Stage 1: Candidate emergence and nomination
Multiple SC individuals may be potential candidates. They differ in their preferences over caste-targeted policies, their class interests, and their attachments to party networks. Parties and local elites may back some types over others. Even before voters enter, there is intra-group and intra-party selection that filters which SC types are likely to appear on the ballot.
Stage 2: Electoral competition with a fixed electorate
Reservation changes who may stand for office, not who may vote. The electorate is unchanged. An SC candidate must therefore appeal broadly: where SCs constitute 20–30 percent of the population, victory requires substantial non-SC support, typically mobilized through party networks.
In a simple Downsian benchmark with a unidimensional policy space and full electoral competition, candidates’ platforms converge toward the median voter’s ideal point $m$:
$$p^* \to m$$
This logic does not depend on candidates’ identities. An SC candidate in a reserved race and an upper-caste candidate in an unreserved race both face essentially the same median voter and thus similar electoral incentives.
Stage 3: Post-election governance and multiple principals
Once in office, a president is typically not a pure discretionary actor either. They may:
- Want to be re‑nominated or elected to higher office,
- Depend on party support and resources,
- Care about reputation with local brokers and co-partisans.
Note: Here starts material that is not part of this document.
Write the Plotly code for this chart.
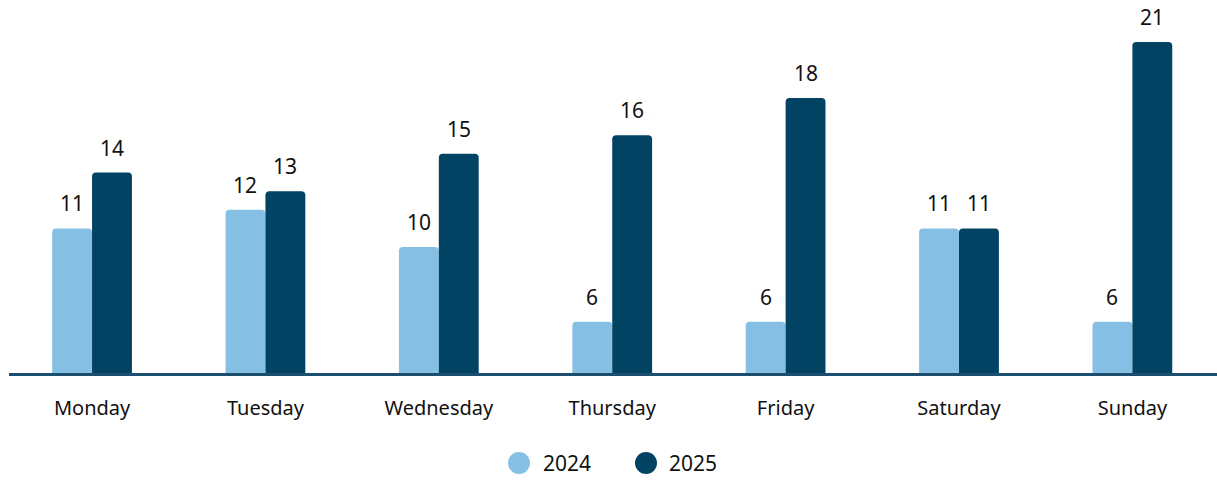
import plotly.graph_objects as go

days = ["Monday", "Tuesday", "Wednesday", "Thursday", "Friday", "Saturday", "Sunday"]
series_names = ["2024", "2025"]
values_2024 = [11, 12, 10, 6, 6, 11, 6]
values_2025 = [14, 13, 15, 16, 18, 11, 21]

colors = {"2024": "#85BFE3", "2025": "#024364"}
font_family = "Noto Sans, Open Sans, sans-serif"
text_color = "#111111"

fig = go.Figure()
for name, vals in zip(series_names, [values_2024, values_2025]):
    fig.add_trace(go.Bar(
        x=days, y=vals, name=name,
        marker=dict(color=colors[name], line=dict(width=0), cornerradius=4),
        showlegend=False, hoverinfo="x+y",
    ))

# value labels above each bar (bars are offset half a bar width left/right)
bar_half = 20
for name, vals, shift in [("2024", values_2024, -bar_half), ("2025", values_2025, bar_half)]:
    for d, v in zip(days, vals):
        fig.add_annotation(
            x=d, y=v, text=str(v), showarrow=False,
            xshift=shift, yshift=9, yanchor="bottom",
            font=dict(family=font_family, size=21, color=text_color),
        )

# legend: round markers with labels under the chart
legend_items = [("2024", 519, 541), ("2025", 646, 667)]
W, H = 1217, 488
for name, cx, tx in legend_items:
    fig.add_shape(
        type="circle", xref="paper", yref="paper",
        xsizemode="pixel", ysizemode="pixel",
        xanchor=(cx - 9) / (W - 9), yanchor=(373 - 463) / 370,
        x0=-11, x1=11, y0=-11, y1=11,
        fillcolor=colors[name], line=dict(width=0),
    )
    fig.add_annotation(
        xref="paper", yref="paper", x=(tx - 9) / (W - 9), y=(373 - 463) / 370,
        text=name, showarrow=False, xanchor="left", yanchor="middle",
        font=dict(family=font_family, size=21, color=text_color),
    )

fig.update_layout(
    width=W, height=H,
    margin=dict(l=9, r=0, t=3, b=115),
    barmode="group", bargap=0.54, bargroupgap=0,
    plot_bgcolor="white", paper_bgcolor="white",
    font=dict(family=font_family, size=21, color=text_color),
    xaxis=dict(
        range=[-0.479, 6.488], showgrid=False, zeroline=False,
        showline=True, linecolor="#1C4E70", linewidth=2.5,
        ticks="outside", ticklen=15, tickcolor="rgba(0,0,0,0)",
        tickfont=dict(family=font_family, size=20, color=text_color),
    ),
    yaxis=dict(range=[3.25, 23.09], visible=False, showgrid=False, zeroline=False),
)

fig.write_html("out.html")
These create accountability relationships that tie behavior to the preferences of parties, voters, and organizational elites, not only to the preferences of "their" caste. In such a setting, much of the moderation observed in practice may arise from who gets selected and how they are disciplined rather than from inter-group dynamic bargaining of the DGG sort.
A Median-Voter Benchmark
It is useful to contrast the DGG logic with a simple electoral-competition benchmark.
Let:
- $\theta_i$ denote politician $i$’s ideal point on some policy dimension (e.g., the degree of caste-targeted spending), with the distribution of $\theta_i$ depending on group identity;
- $m$ denote the median voter’s ideal point;
- $p_i$ denote the policy implemented by politician $i$.
DGG-style interpretation
In a literal DGG-style mapping, one might think of policy under group $g$ as:
$$p_i \approx \theta_g - \text{(moderation term due to repeated-game discipline)}$$
so that the policy when an SC president is in power is close to the "SC ideal," tempered by fear of future punishment when a non-SC president takes over. Changes in the rotation process (e.g., more frequent alternation) then affect the size of the moderation term and hence the distance between policies under different groups.
Electoral-competition benchmark
In a simple Downsian world with a fixed electorate and strong electoral competition, the mapping is instead:
$$p_i \approx m + \varepsilon_i$$
where $\varepsilon_i$ is a small disturbance capturing, for example, valence, incomplete convergence, or multidimensionality. In that benchmark, the location of the median voter rather than the leader’s group identity is the primary determinant of policy; leader identity matters only through second-order channels such as candidate selection or issue salience.
These two perspectives yield different comparative statics:
| Feature | DGG logic | Downsian benchmark |
| Primary determinant of policy | Group preferences + dynamic incentives | Median voter’s position |
| Direct effect of leader’s group identity | Generally present (though moderated) | Absent in the one-dimensional baseline; may enter indirectly |
| Effect of alternation probability $(1-\rho)$ | Affects feasible degree of moderation | Not a primitive of the model |
| Effect of discount factor $\delta$ | Affects sustainability of compromise | Not a primitive of the model |
Under the electoral-competition benchmark, if the electorate is unchanged, reservation of a seat does not, by itself, move the median:
$$p^*_{\text{unreserved}} \approx m \approx p^*_{\text{reserved}}$$
Quotas can then have small or null effects on policy even without any dynamic bargaining logic.